## SHORT TASK
Quote the listing below word for word, stopping after the line that contains "-6.16, -6.78, -7.62]".

## PROVIDED MATERIAL
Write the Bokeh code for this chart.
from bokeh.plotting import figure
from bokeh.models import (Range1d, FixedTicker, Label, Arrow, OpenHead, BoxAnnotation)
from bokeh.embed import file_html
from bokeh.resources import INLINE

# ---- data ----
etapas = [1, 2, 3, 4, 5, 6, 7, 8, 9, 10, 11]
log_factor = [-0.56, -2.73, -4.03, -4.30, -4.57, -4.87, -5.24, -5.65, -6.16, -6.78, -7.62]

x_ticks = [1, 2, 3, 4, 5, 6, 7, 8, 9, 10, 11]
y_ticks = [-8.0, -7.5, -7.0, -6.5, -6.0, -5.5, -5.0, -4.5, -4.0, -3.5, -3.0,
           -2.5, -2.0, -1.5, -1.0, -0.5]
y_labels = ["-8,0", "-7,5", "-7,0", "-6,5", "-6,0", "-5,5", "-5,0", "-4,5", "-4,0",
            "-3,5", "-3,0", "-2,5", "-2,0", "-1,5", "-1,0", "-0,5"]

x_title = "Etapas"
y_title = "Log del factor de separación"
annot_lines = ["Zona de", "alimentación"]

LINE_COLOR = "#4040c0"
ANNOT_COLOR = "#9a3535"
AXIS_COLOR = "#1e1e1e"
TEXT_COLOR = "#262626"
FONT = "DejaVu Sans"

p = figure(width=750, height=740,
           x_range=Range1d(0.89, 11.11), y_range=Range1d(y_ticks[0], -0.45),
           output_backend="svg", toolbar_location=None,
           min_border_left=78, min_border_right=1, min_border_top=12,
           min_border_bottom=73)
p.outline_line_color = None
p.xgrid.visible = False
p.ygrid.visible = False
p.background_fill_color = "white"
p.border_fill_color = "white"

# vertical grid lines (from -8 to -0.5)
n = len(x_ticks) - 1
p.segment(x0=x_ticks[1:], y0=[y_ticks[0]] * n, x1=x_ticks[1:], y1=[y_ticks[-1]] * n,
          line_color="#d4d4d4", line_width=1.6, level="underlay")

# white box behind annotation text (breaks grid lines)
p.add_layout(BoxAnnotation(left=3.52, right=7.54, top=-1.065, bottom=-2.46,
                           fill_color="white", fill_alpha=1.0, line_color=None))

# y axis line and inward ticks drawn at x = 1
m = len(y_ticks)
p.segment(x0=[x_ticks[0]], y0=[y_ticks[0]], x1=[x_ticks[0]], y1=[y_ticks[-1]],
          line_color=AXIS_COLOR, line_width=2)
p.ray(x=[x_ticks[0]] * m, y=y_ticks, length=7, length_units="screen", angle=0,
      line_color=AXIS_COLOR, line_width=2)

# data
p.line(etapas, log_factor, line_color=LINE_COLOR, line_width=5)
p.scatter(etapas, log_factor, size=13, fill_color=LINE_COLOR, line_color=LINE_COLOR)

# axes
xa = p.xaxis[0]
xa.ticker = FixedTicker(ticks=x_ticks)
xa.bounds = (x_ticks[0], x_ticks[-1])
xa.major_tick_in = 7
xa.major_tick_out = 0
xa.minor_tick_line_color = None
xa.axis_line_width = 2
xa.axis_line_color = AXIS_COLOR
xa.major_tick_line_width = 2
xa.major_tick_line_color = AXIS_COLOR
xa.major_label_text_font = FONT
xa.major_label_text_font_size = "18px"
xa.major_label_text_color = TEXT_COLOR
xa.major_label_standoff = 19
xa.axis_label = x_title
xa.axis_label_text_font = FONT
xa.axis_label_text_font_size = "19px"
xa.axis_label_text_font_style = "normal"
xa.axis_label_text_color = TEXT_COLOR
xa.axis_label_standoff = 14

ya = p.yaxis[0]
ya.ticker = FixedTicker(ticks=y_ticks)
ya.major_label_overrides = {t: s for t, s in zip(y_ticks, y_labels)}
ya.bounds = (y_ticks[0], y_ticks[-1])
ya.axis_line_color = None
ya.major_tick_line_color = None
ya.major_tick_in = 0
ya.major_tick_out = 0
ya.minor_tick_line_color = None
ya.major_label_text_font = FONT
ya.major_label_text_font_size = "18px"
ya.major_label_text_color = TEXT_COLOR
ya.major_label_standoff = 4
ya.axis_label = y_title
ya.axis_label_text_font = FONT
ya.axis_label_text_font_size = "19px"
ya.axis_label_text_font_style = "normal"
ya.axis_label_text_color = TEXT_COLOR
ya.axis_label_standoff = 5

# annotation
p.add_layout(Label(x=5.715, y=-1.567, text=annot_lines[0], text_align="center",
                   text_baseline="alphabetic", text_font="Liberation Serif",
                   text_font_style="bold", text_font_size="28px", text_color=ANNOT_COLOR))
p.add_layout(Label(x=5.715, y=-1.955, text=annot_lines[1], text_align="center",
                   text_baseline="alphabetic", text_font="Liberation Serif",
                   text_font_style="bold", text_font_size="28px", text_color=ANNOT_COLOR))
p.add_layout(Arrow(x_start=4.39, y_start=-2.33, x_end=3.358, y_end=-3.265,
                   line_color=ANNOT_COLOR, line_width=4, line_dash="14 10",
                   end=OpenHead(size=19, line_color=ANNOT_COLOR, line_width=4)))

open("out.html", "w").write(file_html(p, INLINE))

## TASK ANSWER
Write the Bokeh code for this chart.
from bokeh.plotting import figure
from bokeh.models import (Range1d, FixedTicker, Label, Arrow, OpenHead, BoxAnnotation)
from bokeh.embed import file_html
from bokeh.resources import INLINE

# ---- data ----
etapas = [1, 2, 3, 4, 5, 6, 7, 8, 9, 10, 11]
log_factor = [-0.56, -2.73, -4.03, -4.30, -4.57, -4.87, -5.24, -5.65, -6.16, -6.78, -7.62]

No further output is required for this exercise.